Child leaders remember first Prime Minister’s contributions to country
It is up to children to protect the values of equality, democracy and secularism that the country’s first Prime Minister Jawaharlal Nehru espoused. India’s strength lies in its children, Nidhi P.A., children’s ‘prime minister’ has said.
She was inaugurating the Children’s Day celebrations organised by the Kerala State Council for Child Welfare here on Sunday.
Nidhi, student of Carmel Girls Higher Secondary School, said Chachaji, as Nehru was fondly addressed by children, wanted equal justice for all, irrespective of language, colour, religion, and caste. He spoke out against superstitions and evil practices in society and wanted farmer interests to be protected. Every child who loved and respected Nehru should work towards his vision for India. Only this could make the country great.
Children’s ‘president’ Uma S., a student of Government Higher Secondary School for Girls, Cotton Hill, who presided over the function spoke about Nehru’s contributions to democracy, socialism, secularism, scientific consciousness, and foreign policy. He was inordinately fond of children, and firmly believed they were the leaders of tomorrow, she said.
He made primary education completely free and constructed thousands of schools across villages. He launched projects to address malnutrition. Institutions such as Indian Institutes of Technology and Indian Institutes of Managment were founded during his time, she said, highlighting his vision of a new India. Children, she said, should reclaim the India that Nehru had dreamt of, she said.
Council general secretary Shiju Khan J.S. read out Chief Minister Pinarayi Vijayan’s Children’s Day message.
Addressing children, Mr. Vijayan said the Government’s aim was to maintain Kerala as a child-friendly State.
It was committed to ensuring opportunities for children to play, learn, and grow, and was devising projects with special attention to their physical and mental health.
He emphasised the need for instilling a scientific bent of mind and secular values in children early on in life. They should be made to understand the importance of equality and cooperation. They should be taught to think beyond any discrimination on the basis of caste, religion, gender, language, or region. Children’s Day celebrations should aim at the aforesaid, he said.

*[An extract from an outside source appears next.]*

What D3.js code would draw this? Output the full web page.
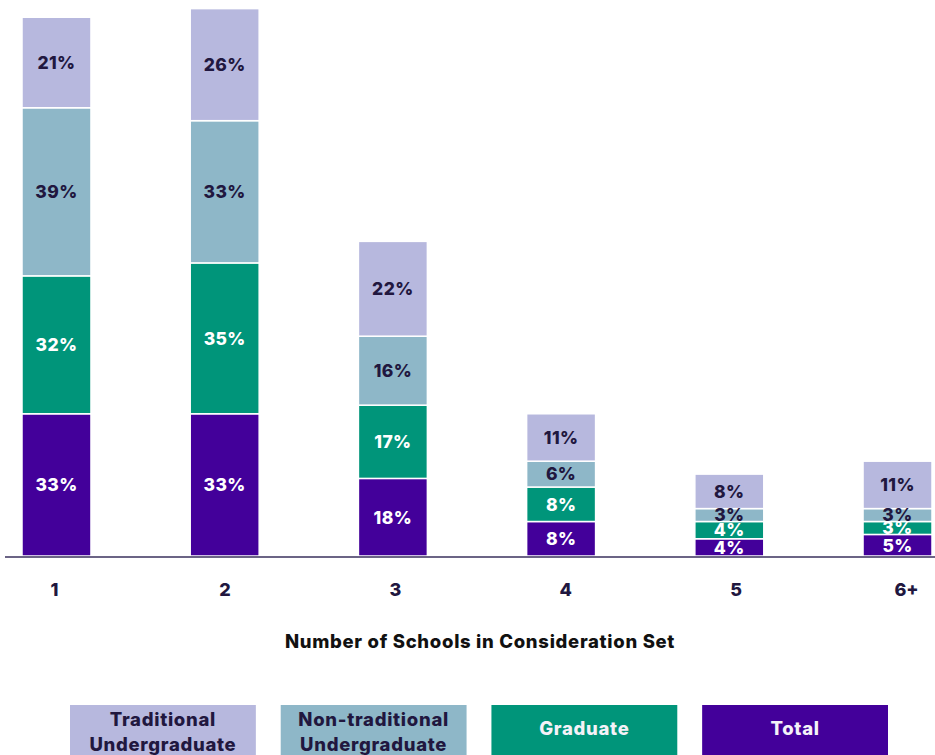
<!DOCTYPE html>
<html>
<head>
<meta charset="utf-8">
<script src="https://cdn.jsdelivr.net/npm/d3@7"></script>
<style>
  html, body { margin: 0; padding: 0; background: #ffffff; }
  svg { display: block; font-family: "Inter", "Noto Sans", sans-serif; }
</style>
</head>
<body>
<svg id="chart" width="935" height="755"></svg>
<script>
// Number of schools in each respondent's consideration set
const categories = ["1", "2", "3", "4", "5", "6+"];

// Stacked segments, bottom to top
const seriesNames = ["Total", "Graduate", "Non-traditional Undergraduate", "Traditional Undergraduate"];
const totalValues = [33, 33, 18, 8, 4, 5];
const graduateValues = [32, 35, 17, 8, 4, 3];
const nonTraditionalValues = [39, 33, 16, 6, 3, 3];
const traditionalValues = [21, 26, 22, 11, 8, 11];

const colors = {
  "Total": "#43009a",
  "Graduate": "#00957a",
  "Non-traditional Undergraduate": "#8eb7c8",
  "Traditional Undergraduate": "#b7b8de"
};
const textColors = {
  "Total": "#ffffff",
  "Graduate": "#ffffff",
  "Non-traditional Undergraduate": "#21173f",
  "Traditional Undergraduate": "#21173f"
};

const rows = categories.map((c, i) => ({
  category: c,
  "Total": totalValues[i],
  "Graduate": graduateValues[i],
  "Non-traditional Undergraduate": nonTraditionalValues[i],
  "Traditional Undergraduate": traditionalValues[i]
}));

const svg = d3.select("#chart");
const baseline = 556;

const x = d3.scaleBand()
  .domain(categories)
  .range([22, 932])
  .paddingInner(0.59)
  .paddingOuter(0);

const y = d3.scaleLinear()
  .domain([0, 129])
  .range([baseline, 0]);

const stack = d3.stack().keys(seriesNames);
const layers = stack(rows);

const groups = svg.append("g")
  .selectAll("g")
  .data(layers)
  .join("g")
  .attr("fill", d => colors[d.key]);

groups.selectAll("rect")
  .data(d => d.map(p => ({ key: d.key, p })))
  .join("rect")
  .attr("x", d => x(d.p.data.category))
  .attr("width", x.bandwidth())
  .attr("y", d => y(d.p[1]))
  .attr("height", d => y(d.p[0]) - y(d.p[1]))
  .attr("stroke", "#ffffff")
  .attr("stroke-width", 1.5);

// Value labels centred inside each segment
svg.append("g")
  .selectAll("g")
  .data(layers)
  .join("g")
  .selectAll("text")
  .data(d => d.map(p => ({ key: d.key, p })))
  .join("text")
  .attr("x", d => x(d.p.data.category) + x.bandwidth() / 2)
  .attr("y", d => (y(d.p[0]) + y(d.p[1])) / 2)
  .attr("dy", "0.36em")
  .attr("text-anchor", "middle")
  .attr("font-size", 17.5)
  .attr("font-weight", 800)
  .attr("letter-spacing", "0.4px")
  .attr("fill", d => textColors[d.key])
  .text(d => d.p.data[d.key] + "%");

// Baseline
svg.append("line")
  .attr("x1", 5).attr("x2", 935)
  .attr("y1", baseline + 1).attr("y2", baseline + 1)
  .attr("stroke", "#6b6485")
  .attr("stroke-width", 2);

// Category axis
const xLabels = d3.scalePoint()
  .domain(categories)
  .range([54, 906]);

const axis = svg.append("g")
  .attr("transform", `translate(0, ${baseline + 34})`)
  .call(d3.axisBottom(xLabels).tickSize(0).tickPadding(0));
axis.select(".domain").remove();
axis.selectAll("text")
  .attr("font-family", "Inter, sans-serif")
  .attr("font-size", 18)
  .attr("font-weight", 800)
  .attr("fill", "#21173f")
  .attr("dy", "0.36em")
  .attr("y", 0);

svg.append("text")
  .attr("x", 480)
  .attr("y", 641)
  .attr("dy", "0.36em")
  .attr("text-anchor", "middle")
  .attr("font-size", 18.5)
  .attr("font-weight", 800)
  .attr("letter-spacing", "0.7px")
  .attr("fill", "#111111")
  .text("Number of Schools in Consideration Set");

// Legend
const legendItems = [
  { key: "Traditional Undergraduate", lines: ["Traditional", "Undergraduate"] },
  { key: "Non-traditional Undergraduate", lines: ["Non-traditional", "Undergraduate"] },
  { key: "Graduate", lines: ["Graduate"] },
  { key: "Total", lines: ["Total"] }
];
const legendX = d3.scaleBand()
  .domain(legendItems.map(d => d.key))
  .range([70, 888])
  .paddingInner(0.118);

const legend = svg.append("g")
  .selectAll("g")
  .data(legendItems)
  .join("g")
  .attr("transform", d => `translate(${legendX(d.key)}, 705)`);

legend.append("rect")
  .attr("width", legendX.bandwidth())
  .attr("height", 60)
  .attr("fill", d => colors[d.key]);

legend.each(function(d) {
  const g = d3.select(this);
  const cx = legendX.bandwidth() / 2;
  const startY = d.lines.length === 1 ? 23 : 14;
  d.lines.forEach((line, i) => {
    g.append("text")
      .attr("x", cx)
      .attr("y", startY + i * 25)
      .attr("dy", "0.36em")
      .attr("text-anchor", "middle")
      .attr("font-size", 18.5)
      .attr("font-weight", 800)
      .attr("letter-spacing", "0.7px")
      .attr("fill", textColors[d.key] === "#ffffff" ? "#f4f2f8" : "#21173f")
      .text(line);
  });
});
</script>
</body>
</html>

COVID-19 presented many challenges for children. However, the Government took the initiative to launch online education for them, and took up protection of the children left orphaned by the pandemic. In the post-COVID world, children should eagerly embrace study, play, and aspire to become the best, the Chief Minister said.
Children’s ‘speaker’ Devaki D.S., Minister for Transport Antony Raju and Mayor Arya Rajendran spoke.
Minister for Women and Child Development Veena George released online the Children’s Day stamp featuring a painting by Akshay B. Pillai, a student from Kollam.
Minna Renjith, a student of Christ Nagar Central School, delivered the welcome address, while Dhwany Ashmy of Nirmala Bhavan Higher Secondary School, Kowdiar, gave the vote of thanks.
The welcome song was rendered by Nida Fathima.